CAMDEN — How much will the sewer line to the proposed new middle school cost?
About $115,000, according to SAD 28 architect Steven Mohr.
About $250,000, according to Rockport Engineer James Fitch.
About $1 million, according to Frank Stearns, operator of the Camden treatment Plant.
SAD 28 voters gave a green light to the middle school at an informal “straw vote” on June 20 by a 140-35 vote. The $8 million project will come before voters again in a formal vote in November. The future health of the school may depend on ironing out problems with the sewer line from the Route 90 location to the proposed Route 1 main line.
Camden and Rockport selectmen will hold a joint meeting at 4 p.m. on Tuesday, July 10 at the Rockport town office to discuss sewer matters.
The effort to establish a new sewer line to the school may force negotiations of the interlocal sewer pact between Camden and Rockport, which took years to forge. The pact allowed Rockport to connect to Camden’s underutilized plant rather than build its own. But the agreement had strict limits on the daily flow Rockport could send to the Camden plant. Officials meeting on Tuesday indicated that pact may have to be renegotiated because of the middle school.
Opponents to the interlocal agreement warned that Rockport would be back eventually to expand the pact limits. But few expected the request to come this soon, before the sewer lines are in the ground.
The question was asked if the line from Route 1 should be “dedicated” to the middle school or open to residents of the area.

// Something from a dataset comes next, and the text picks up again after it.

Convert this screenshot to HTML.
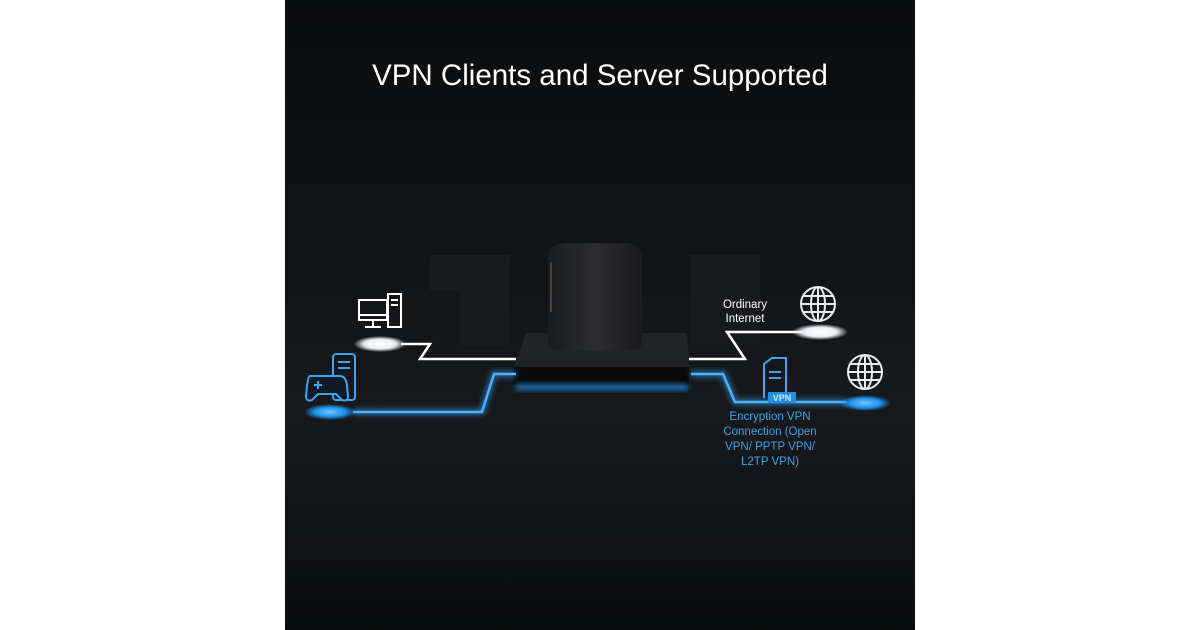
<!DOCTYPE html>
<html><head><meta charset="utf-8"><style>
html,body{margin:0;padding:0;background:#fff;width:1200px;height:630px;overflow:hidden}
svg{display:block}
text{font-family:"Liberation Sans",sans-serif}
</style></head><body>
<svg width="1200" height="630" viewBox="0 0 1200 630" xmlns="http://www.w3.org/2000/svg">
<defs>
<linearGradient id="bg" x1="0" y1="0" x2="0" y2="1">
<stop offset="0" stop-color="#0b0c0e"/><stop offset="0.45" stop-color="#121416"/><stop offset="0.65" stop-color="#17191c"/><stop offset="0.85" stop-color="#121316"/><stop offset="1" stop-color="#0a0b0c"/></linearGradient>
<radialGradient id="wd"><stop offset="0" stop-color="#fff"/><stop offset="0.6" stop-color="#e8eef4"/><stop offset="1" stop-color="#fff" stop-opacity="0"/></radialGradient>
<radialGradient id="bd"><stop offset="0" stop-color="#6cc8ff"/><stop offset="0.6" stop-color="#1e8fe8"/><stop offset="1" stop-color="#1e8fe8" stop-opacity="0"/></radialGradient>
<linearGradient id="rt" x1="0" y1="0" x2="1" y2="0"><stop offset="0" stop-color="#1b1c1e"/><stop offset="0.5" stop-color="#2c2d30"/><stop offset="1" stop-color="#1a1b1d"/></linearGradient>
<filter id="gl" x="-20%" y="-50%" width="140%" height="200%"><feGaussianBlur stdDeviation="3"/></filter>
</defs>
<rect x="285" y="0" width="630" height="630" fill="url(#bg)"/>
<rect x="430" y="255" width="80" height="90" fill="#191b1e"/>
<rect x="690" y="255" width="70" height="90" fill="#181a1d"/>
<rect x="400" y="290" width="60" height="60" fill="#141618"/>
<text x="600" y="85" text-anchor="middle" fill="#fff" font-size="29.5">VPN Clients and Server Supported</text>
<polygon points="526,333 687,333 689,367 514,367" fill="#232427"/>
<rect x="514" y="367" width="175" height="18" fill="#0a0a0b"/>
<rect x="516" y="384" width="172" height="6" fill="#1e8fe8" filter="url(#gl)" opacity="0.8"/>
<path d="M548,258 Q548,243 565,243 L625,243 Q642,243 642,258 L642,342 Q642,350 632,350 L558,350 Q548,350 548,342 Z" fill="url(#rt)"/>
<rect x="550" y="262" width="2" height="50" fill="#444"/>
<g stroke="#fff" stroke-width="2.5" fill="none">
<polyline points="401,344 430,344 420,359 516,359"/>
<polyline points="689,359 745,359 727,332 803,332"/>
</g>
<g stroke="#2e9cf0" stroke-width="6" fill="none" opacity="0.6" filter="url(#gl)">
<polyline points="353,412 482,412 494,374 516,374"/>
<polyline points="691,374 723,374 735,402 847,402"/>
</g>
<g stroke="#4ab2ff" stroke-width="2.5" fill="none">
<polyline points="353,412 482,412 494,374 516,374"/>
<polyline points="691,374 723,374 735,402 847,402"/>
</g>
<ellipse cx="380" cy="344" rx="26" ry="8" fill="url(#wd)"/>
<ellipse cx="820" cy="332" rx="28" ry="8" fill="url(#wd)"/>
<ellipse cx="330" cy="412" rx="26" ry="8" fill="url(#bd)"/>
<ellipse cx="865" cy="403" rx="26" ry="8" fill="url(#bd)"/>
<g stroke="#fff" stroke-width="2" fill="none">
<rect x="359" y="300" width="28" height="20"/><line x1="359" y1="315" x2="387" y2="315"/>
<line x1="373" y1="320" x2="373" y2="327"/><line x1="365" y1="327" x2="381" y2="327"/>
<rect x="388" y="294" width="13" height="33"/><line x1="391" y1="300" x2="398" y2="300"/><line x1="391" y1="305" x2="398" y2="305"/>
</g>
<g stroke="#3aa6f5" stroke-width="2" fill="none">
<rect x="333" y="354" width="22" height="46" rx="3"/>
<line x1="338" y1="362" x2="350" y2="362"/><line x1="338" y1="368" x2="350" y2="368"/>
<path d="M310,376 L340,376 Q346,376 347,386 L348,396 Q348,402 342,400 L336,394 L318,394 L312,400 Q306,402 306,396 L307,386 Q308,376 310,376Z" fill="#0f1a26"/>
<line x1="314" y1="385" x2="322" y2="385"/><line x1="318" y1="381" x2="318" y2="389"/>
</g>
<g stroke="#e8ecf0" stroke-width="2" fill="none">
<circle cx="818" cy="304" r="17"/><ellipse cx="818" cy="304" rx="7" ry="17"/><line x1="801" y1="304" x2="835" y2="304"/><line x1="803" y1="296" x2="833" y2="296"/><line x1="803" y1="312" x2="833" y2="312"/><line x1="818" y1="287" x2="818" y2="321"/>
<circle cx="865" cy="372" r="17"/><ellipse cx="865" cy="372" rx="7" ry="17"/><line x1="848" y1="372" x2="882" y2="372"/><line x1="850" y1="364" x2="880" y2="364"/><line x1="850" y1="380" x2="880" y2="380"/><line x1="865" y1="355" x2="865" y2="389"/>
</g>
<g stroke="#3aa6f5" stroke-width="2" fill="none">
<path d="M764,398 L764,364 L772,358 L786,358 L786,398"/>
<line x1="769" y1="372" x2="781" y2="372"/><line x1="769" y1="378" x2="781" y2="378"/>
</g>
<rect x="768" y="392" width="28" height="11" fill="#1f8fe0"/>
<text x="782" y="401" text-anchor="middle" fill="#cfeaff" font-size="9" font-weight="bold">VPN</text>
<text x="745" y="308" text-anchor="middle" fill="#fff" font-size="11.5">Ordinary</text>
<text x="745" y="322" text-anchor="middle" fill="#fff" font-size="11.5">Internet</text>
<g fill="#3fa3e6" font-size="11.5" text-anchor="middle">
<text x="770" y="420">Encryption VPN</text>
<text x="770" y="435">Connection (Open</text>
<text x="770" y="450">VPN/ PPTP VPN/</text>
<text x="770" y="465">L2TP VPN)</text>
</g>
</svg>
</body></html>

Fitch said that a “dedicated line,” which allowed no access to property abutters other than the school, probably would be approved by the Department of Environmental Protection. But an open line which allowed access to other property owners, thus sparking additional development in outlying areas, may have tough sledding, Fitch said.
Approving any access requests would set a bad precedent, officials said. The state Department of Transportation frowns on sewer extensions along highways unless they serve a quasi-public use, Fitch said.
Decisions should be made as soon as possible, since the DOT will now allow an excavation project for five years after a new paving surface has been completed. The Route 90 stretch by the school site is now under construction.
Rockport Town Attorney Paul Gibbons said Tuesday that Camden selectmen must determine if the added flow from the school will mean an impact fee, or other special cost. Normally, each gallon added to the sewer system requires the removal of three gallons of storm water. That requirement cannot be waived, Gibbons said. Even municipalities have to pay such “infiltration and inflow” charges, he said.
That decision will left up to Camden selectmen, according the Building Committee Chairman David Jackson.
The school building site is 3,850 feet from the planned Route 1 sewer line. The school property line is 3,500 feet from the sewer line.
The cost for that line has been estimated at $114,800 by Mohr.
But on Tuesday, Fitch computed the cost at $250,000, without any computation for removal of ledge. All concerned admitted that the likelihood of ledge in the area was very high.
Frank Stearns has been through all of this before in the Washington Street sewer line. That extension cost about $1 million per mile, and encountered ledge which required blasting. Ledge problems increases per mile cost by a factor of three to four, Stearns said.
If the sewer line were constructed solely for the use of the school, then SAD 28 would forever be responsible for maintenance, Stearns said. “It could be a significant item,” he said. If the line was open to abutters, then the maintenance would become a town responsibility.